Setting Up Sentence Similarity on Linux

This guide will walk you through setting up sentence similarity on an Ubuntu system using TensorFlow and Hugging Face’s transformers library. You'll be able to compute similarity between two sentences using AI-based models like BERT or Universal Sentence Encoder.

1. Install System Prerequisites

Before you begin, make sure your system is up-to-date and has essential tools installed. Open a terminal and run the following commands:

sudo apt update
sudo apt upgrade
sudo apt install python3 python3-pip python3-venv build-essential
    

This ensures that Python 3, Pip, and build tools are installed.

2. Create a Virtual Environment (Optional)

It's recommended to use a virtual environment to manage dependencies separately. Run the following commands to create and activate a Python virtual environment:

python3 -m venv sentence-sim-env
source sentence-sim-env/bin/activate
    

This creates and activates a virtual environment named sentence-sim-env.

3. Install TensorFlow and Hugging Face Transformers

Next, install TensorFlow and the Hugging Face transformers library, which provides pre-trained models for sentence similarity:

pip install tensorflow
pip install transformers
    

This installs TensorFlow and the Hugging Face Transformers library, both of which are required for loading pre-trained sentence similarity models.

4. Choose a Pre-Trained Model for Sentence Similarity

You can use a pre-trained model like BERT or Universal Sentence Encoder (USE) to compute sentence similarity. Below is an example using Universal Sentence Encoder from TensorFlow Hub:

import tensorflow as tf
import tensorflow_hub as hub
import numpy as np

# Load the Universal Sentence Encoder model from TensorFlow Hub
model = hub.load("https://tfhub.dev/google/universal-sentence-encoder/4")

# Example sentences
sentence_1 = "The cat sits on the mat."
sentence_2 = "A cat is sitting on a mat."

# Embed the sentences using the Universal Sentence Encoder
embeddings = model([sentence_1, sentence_2])

# Compute cosine similarity between the two sentence embeddings
cosine_similarity = np.inner(embeddings[0], embeddings[1])
print(f"Cosine Similarity: {cosine_similarity}")

    

This example uses the Universal Sentence Encoder to embed two sentences and computes their similarity using the cosine similarity metric.

5. Using BERT for Sentence Similarity

Alternatively, you can use BERT from the Hugging Face library to compute sentence similarity. Here’s an example:

from transformers import BertTokenizer, TFBertModel
import tensorflow as tf
import numpy as np

# Load the BERT tokenizer and model
tokenizer = BertTokenizer.from_pretrained('bert-base-uncased')
model = TFBertModel.from_pretrained('bert-base-uncased')

# Example sentences
sentence_1 = "The cat sits on the mat."
sentence_2 = "A cat is sitting on a mat."

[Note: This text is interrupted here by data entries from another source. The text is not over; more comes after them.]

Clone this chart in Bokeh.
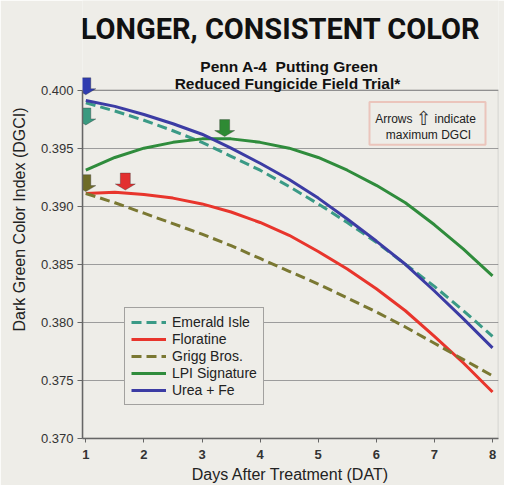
from bokeh.plotting import figure
from bokeh.models import (Legend, LegendItem, BoxAnnotation, Label, FixedTicker,
                          NumeralTickFormatter, Range1d)
from bokeh.embed import file_html
from bokeh.resources import INLINE

# ---------------- data ----------------
days = [1, 1.5, 2, 2.5, 3, 3.5, 4, 4.5, 5, 5.5, 6, 6.5, 7, 7.5, 8]
emerald_isle = [0.3989, 0.3982, 0.3974, 0.3965, 0.3955, 0.3943, 0.3931, 0.3917,
                0.3902, 0.3886, 0.3869, 0.3850, 0.3831, 0.3810, 0.3788]
floratine = [0.3911, 0.3912, 0.3910, 0.3907, 0.3902, 0.3895, 0.3886, 0.3875,
             0.3861, 0.3846, 0.3829, 0.3810, 0.3788, 0.3765, 0.3740]
grigg_bros = [0.3911, 0.3903, 0.3894, 0.3885, 0.3876, 0.3866, 0.3855, 0.3844,
              0.3833, 0.3821, 0.3809, 0.3796, 0.3782, 0.3768, 0.3754]
lpi_signature = [0.3931, 0.3942, 0.3950, 0.3955, 0.3958, 0.3958, 0.3955, 0.3950,
                 0.3942, 0.3931, 0.3918, 0.3903, 0.3884, 0.3863, 0.3840]
urea_fe = [0.3991, 0.3986, 0.3979, 0.3971, 0.3962, 0.3950, 0.3937, 0.3923,
           0.3907, 0.3889, 0.3870, 0.3850, 0.3827, 0.3803, 0.3778]

series_names = ["Emerald Isle", "Floratine", "Grigg Bros.", "LPI Signature", "Urea + Fe"]
# day and DGCI of the "maximum DGCI" arrows (tip position)
arrow_days = [1.0, 1.68, 1.0, 3.39, 1.0]
arrow_vals = [0.3970, 0.3914, 0.39126, 0.3960, 0.3996]

xtick_values = [1, 2, 3, 4, 5, 6, 7, 8]
ytick_values = [0.370, 0.375, 0.380, 0.385, 0.390, 0.395, 0.400]

# ---------------- styles ----------------
BG = "#eeede8"
line_colors = ["#3a9a86", "#e8352c", "#7a7832", "#2f8c3c", "#3c3ca4"]
arrow_colors = ["#3a9a80", "#e23030", "#6e6c28", "#2e8a34", "#2f3cb0"]
dashes = ["10 5", "solid", "10 5", "solid", "solid"]

W, H = 504, 485
BL, BR, BT, BB = 82, 6, 0, 45
X0, X1 = 0.943, 8.103
FW = W - BL - BR
FH = H - BT - BB
PX_X = FW / (X1 - X0)
PX_Y = 350 / 0.030          # pixels per DGCI unit (0.370..0.400 spans 350 px)
Y0 = 0.370
Y1 = Y0 + FH / PX_Y


def gx(px):  # page pixel -> data x
    return X0 + (px - 8 - BL) / PX_X


def gy(py):  # page pixel -> data y
    return Y0 + (8 + BT + FH - py) / PX_Y


p = figure(width=W, height=H, output_backend="svg", toolbar_location=None,
           x_range=Range1d(X0, X1), y_range=Range1d(Y0, Y1),
           min_border_left=BL, min_border_right=BR, min_border_top=BT,
           min_border_bottom=BB)
p.background_fill_color = BG
p.border_fill_color = BG
p.outline_line_color = None

# grid
p.xgrid.visible = False
p.ygrid.grid_line_color = "#9c9c9c"
p.ygrid.grid_line_width = 1.2

# axes
p.yaxis.ticker = FixedTicker(ticks=ytick_values)
p.yaxis.formatter = NumeralTickFormatter(format="0.000")
p.yaxis.bounds = (0.370, 0.400)
p.xaxis.ticker = FixedTicker(ticks=xtick_values)
for ax in (p.xaxis, p.yaxis):
    ax.axis_line_color = "#666666"
    ax.axis_line_width = 1.5
    ax.major_tick_line_color = "#666666"
    ax.major_tick_in = 0
    ax.minor_tick_line_color = None
    ax.major_label_text_font = "Liberation Sans"
    ax.major_label_text_color = "#333333"
    ax.axis_label_text_font = "Liberation Sans"
    ax.axis_label_text_font_style = "normal"
    ax.axis_label_text_color = "#222222"
    ax.axis_label_text_font_size = "16px"
p.yaxis.major_tick_out = 5
p.yaxis.major_label_text_font_size = "13px"
p.yaxis.major_label_standoff = 4
p.yaxis.axis_label = "Dark Green Color Index (DGCI)"
p.yaxis.axis_label_standoff = 10
p.xaxis.major_tick_out = 4
p.xaxis.major_label_text_font_size = "13px"
p.xaxis.major_label_text_font_style = "bold"
p.xaxis.major_label_standoff = 7
p.xaxis.axis_label = "Days After Treatment (DAT)"
p.xaxis.axis_label_standoff = 4

# frame box (0.370 - 0.400)
p.add_layout(BoxAnnotation(top=0.400, bottom=0.370, fill_alpha=0,
                           line_color="#6a6a6a", line_width=1.5, level="underlay"))

# series
all_series = [emerald_isle, floratine, grigg_bros, lpi_signature, urea_fe]
renderers = []
for vals, c, d in zip(all_series, line_colors, dashes):
    r = p.line(days, vals, line_color=c, line_width=3, line_dash=d)
    renderers.append(r)

# arrows (pixel shape around tip converted to data units)
shape = [(0, 0), (-10, 6), (-5, 6), (-5, 17), (5, 17), (5, 6), (10, 6)]
xs, ys = [], []
for ad, av in zip(arrow_days, arrow_vals):
    xs.append([ad + sx / PX_X for sx, sy in shape])
    ys.append([av + sy / PX_Y for sx, sy in shape])
p.patches(xs, ys, fill_color=arrow_colors, line_color="#333333",
          line_alpha=0.35, line_width=1)

# legend
legend = Legend(items=[LegendItem(label=n, renderers=[r])
                       for n, r in zip(series_names, renderers)],
                location=(42, 33), orientation="vertical")
legend.border_line_color = "#555555"
legend.border_line_width = 1
legend.background_fill_color = BG
legend.background_fill_alpha = 1
legend.padding = 6
legend.spacing = 1
legend.margin = 0
legend.label_height = 16
legend.glyph_height = 16
legend.glyph_width = 35
legend.label_standoff = 6
legend.label_text_font = "Liberation Sans"
legend.label_text_font_size = "14px"
legend.label_text_color = "#222222"
p.add_layout(legend)

# arrows note box
p.add_layout(BoxAnnotation(left=gx(377), right=gx(493), top=gy(110), bottom=gy(153),
                           fill_color=BG, fill_alpha=1, line_color="#e46a55",
                           line_width=2))
note_style = dict(text_baseline="middle", text_font="Liberation Sans",
                  text_font_size="12px", text_color="#222222")
p.add_layout(Label(x=gx(420), y=gy(127), text="Arrows", text_align="right",
                   **note_style))
p.add_layout(Label(x=gx(431), y=gy(126), text="\u21e7", text_align="center",
                   text_baseline="middle", text_font="DejaVu Sans",
                   text_font_size="19px", text_color="#333333"))
p.add_layout(Label(x=gx(442), y=gy(127), text="indicate", text_align="left",
                   **note_style))
p.add_layout(Label(x=gx(436), y=gy(143), text="maximum DGCI", text_align="center",
                   **note_style))

# titles
p.add_layout(Label(x=gx(288), y=gy(37), text="LONGER, CONSISTENT COLOR",
                   text_align="center", text_baseline="middle",
                   text_font="Roboto", text_font_style="bold",
                   text_font_size="29px", text_color="#111111"))
p.add_layout(Label(x=gx(297), y=gy(74), text="Penn A-4\u00a0 Putting Green",
                   text_align="center", text_baseline="middle",
                   text_font="Liberation Sans", text_font_style="bold",
                   text_font_size="15.5px", text_color="#111111"))
p.add_layout(Label(x=gx(295), y=gy(91), text="Reduced Fungicide Field Trial*",
                   text_align="center", text_baseline="middle",
                   text_font="Liberation Sans", text_font_style="bold",
                   text_font_size="15.5px", text_color="#111111"))

open("out.html", "w").write(file_html(p, INLINE))
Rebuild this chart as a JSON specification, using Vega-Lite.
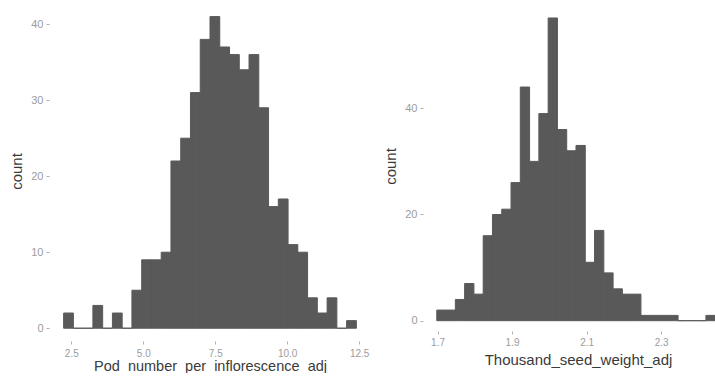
{
  "$schema": "https://vega.github.io/schema/vega-lite/v6.json",
  "background": "white",
  "padding": {"left": 9, "top": 1, "right": 0, "bottom": 0},
  "spacing": 12,
  "config": {
    "view": {"stroke": null},
    "axis": {
      "grid": false,
      "domain": false,
      "tickColor": "#b0b0b0",
      "tickSize": 3,
      "labelColor": "#9c9c9c",
      "labelFont": "Liberation Sans",
      "labelFontSize": 10,
      "labelPadding": 3,
      "titleFont": "Liberation Sans",
      "titleFontSize": 15,
      "titleFontWeight": "normal",
      "titleColor": "#3a3a3a"
    }
  },
  "datasets": {
    "pod": [
      {"start": 2.233, "end": 2.572, "count": 2},
      {"start": 2.572, "end": 2.911, "count": 0},
      {"start": 2.911, "end": 3.250, "count": 0},
      {"start": 3.250, "end": 3.589, "count": 3},
      {"start": 3.589, "end": 3.928, "count": 0},
      {"start": 3.928, "end": 4.267, "count": 2},
      {"start": 4.267, "end": 4.606, "count": 0},
      {"start": 4.606, "end": 4.945, "count": 5},
      {"start": 4.945, "end": 5.284, "count": 9},
      {"start": 5.284, "end": 5.623, "count": 9},
      {"start": 5.623, "end": 5.962, "count": 10},
      {"start": 5.962, "end": 6.301, "count": 22},
      {"start": 6.301, "end": 6.640, "count": 25},
      {"start": 6.640, "end": 6.979, "count": 31},
      {"start": 6.979, "end": 7.318, "count": 38},
      {"start": 7.318, "end": 7.657, "count": 41},
      {"start": 7.657, "end": 7.996, "count": 37},
      {"start": 7.996, "end": 8.335, "count": 36},
      {"start": 8.335, "end": 8.674, "count": 34},
      {"start": 8.674, "end": 9.013, "count": 36},
      {"start": 9.013, "end": 9.352, "count": 29},
      {"start": 9.352, "end": 9.691, "count": 16},
      {"start": 9.691, "end": 10.030, "count": 17},
      {"start": 10.030, "end": 10.369, "count": 11},
      {"start": 10.369, "end": 10.708, "count": 10},
      {"start": 10.708, "end": 11.047, "count": 4},
      {"start": 11.047, "end": 11.386, "count": 2},
      {"start": 11.386, "end": 11.725, "count": 4},
      {"start": 11.725, "end": 12.064, "count": 0},
      {"start": 12.064, "end": 12.403, "count": 1}
    ],
    "tsw": [
      {"start": 1.6980, "end": 1.7229, "count": 2},
      {"start": 1.7229, "end": 1.7478, "count": 2},
      {"start": 1.7478, "end": 1.7727, "count": 4},
      {"start": 1.7727, "end": 1.7976, "count": 7},
      {"start": 1.7976, "end": 1.8225, "count": 5},
      {"start": 1.8225, "end": 1.8474, "count": 16},
      {"start": 1.8474, "end": 1.8723, "count": 20},
      {"start": 1.8723, "end": 1.8972, "count": 21},
      {"start": 1.8972, "end": 1.9221, "count": 26},
      {"start": 1.9221, "end": 1.9470, "count": 44},
      {"start": 1.9470, "end": 1.9719, "count": 30},
      {"start": 1.9719, "end": 1.9968, "count": 39},
      {"start": 1.9968, "end": 2.0217, "count": 57},
      {"start": 2.0217, "end": 2.0466, "count": 36},
      {"start": 2.0466, "end": 2.0715, "count": 32},
      {"start": 2.0715, "end": 2.0964, "count": 33},
      {"start": 2.0964, "end": 2.1213, "count": 11},
      {"start": 2.1213, "end": 2.1462, "count": 17},
      {"start": 2.1462, "end": 2.1711, "count": 9},
      {"start": 2.1711, "end": 2.1960, "count": 6},
      {"start": 2.1960, "end": 2.2209, "count": 5},
      {"start": 2.2209, "end": 2.2458, "count": 5},
      {"start": 2.2458, "end": 2.2707, "count": 1},
      {"start": 2.2707, "end": 2.2956, "count": 1},
      {"start": 2.2956, "end": 2.3205, "count": 1},
      {"start": 2.3205, "end": 2.3454, "count": 1},
      {"start": 2.3454, "end": 2.3703, "count": 0},
      {"start": 2.3703, "end": 2.3952, "count": 0},
      {"start": 2.3952, "end": 2.4201, "count": 0},
      {"start": 2.4201, "end": 2.4450, "count": 1}
    ]
  },
  "hconcat": [
    {
      "width": 322,
      "height": 340,
      "data": {"name": "pod"},
      "mark": {"type": "bar", "color": "#595959", "stroke": "#595959", "strokeWidth": 1, "clip": true},
      "encoding": {
        "x": {
          "field": "start", "type": "quantitative",
          "scale": {"domain": [1.725, 12.911], "nice": false, "zero": false},
          "axis": {"values": [2.5, 5, 7.5, 10, 12.5], "format": ".1f", "title": "Pod_number_per_inflorescence_adj", "titlePadding": 1, "labelPadding": 4, "titleFontSize": 14.5}
        },
        "x2": {"field": "end"},
        "y": {
          "field": "count", "type": "quantitative",
          "scale": {"domain": [-1.68, 43.05], "nice": false, "zero": false},
          "axis": {"values": [0, 10, 20, 30, 40], "title": "count", "titlePadding": 6, "labelFontSize": 11}
        },
        "y2": {"datum": 0}
      }
    },
    {
      "width": 292,
      "height": 330,
      "data": {"name": "tsw"},
      "mark": {"type": "bar", "color": "#595959", "stroke": "#595959", "strokeWidth": 1, "clip": true},
      "encoding": {
        "x": {
          "field": "start", "type": "quantitative",
          "scale": {"domain": [1.661, 2.4445], "nice": false, "zero": false},
          "axis": {"values": [1.7, 1.9, 2.1, 2.3], "format": ".1f", "title": "Thousand_seed_weight_adj", "titlePadding": 5, "titleX": 155, "titleAlign": "center"}
        },
        "x2": {"field": "end"},
        "y": {
          "field": "count", "type": "quantitative",
          "scale": {"domain": [-1.94, 60.2], "nice": false, "zero": false},
          "axis": {"values": [0, 20, 40], "title": "count", "titlePadding": 6, "labelFontSize": 11}
        },
        "y2": {"datum": 0}
      }
    }
  ]
}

# Tokenize and encode the sentences
inputs_1 = tokenizer(sentence_1, return_tensors='tf')
inputs_2 = tokenizer(sentence_2, return_tensors='tf')

# Get embeddings from the BERT model
embeddings_1 = model(**inputs_1).last_hidden_state[:, 0, :]
embeddings_2 = model(**inputs_2).last_hidden_state[:, 0, :]

# Compute cosine similarity between the two sentence embeddings
cosine_similarity = np.inner(embeddings_1, embeddings_2)[0][0]
print(f"Cosine Similarity (BERT): {cosine_similarity}")

    

This example loads a pre-trained BERT model, embeds two sentences, and calculates their similarity using cosine similarity. BERT captures sentence semantics by processing words in their context.

6. Run Sentence Similarity with Custom Inputs

You can test the sentence similarity with your own sentences. For example, replace the sentences in the previous scripts with any two sentences you want to compare:

sentence_1 = "Artificial Intelligence is revolutionizing the world."
sentence_2 = "AI is changing the future of technology."
    

Rerun the script with these new sentences to calculate the similarity score.

7. Optimize for Performance (Optional)

If you have a GPU, you can speed up TensorFlow computations by ensuring TensorFlow is using your GPU. Install GPU-optimized TensorFlow as follows:

pip install tensorflow-gpu
    

Then, check if TensorFlow detects your GPU:

import tensorflow as tf
print("Num GPUs Available: ", len(tf.config.list_physical_devices('GPU')))
    

If a GPU is available, TensorFlow will automatically use it for faster inference.

8. Conclusion

By following these steps, you have successfully set up a sentence similarity system on Ubuntu using TensorFlow. You can use either BERT or Universal Sentence Encoder to compute the semantic similarity between sentences. This setup can be applied to various tasks such as text matching, paraphrase detection, and semantic search.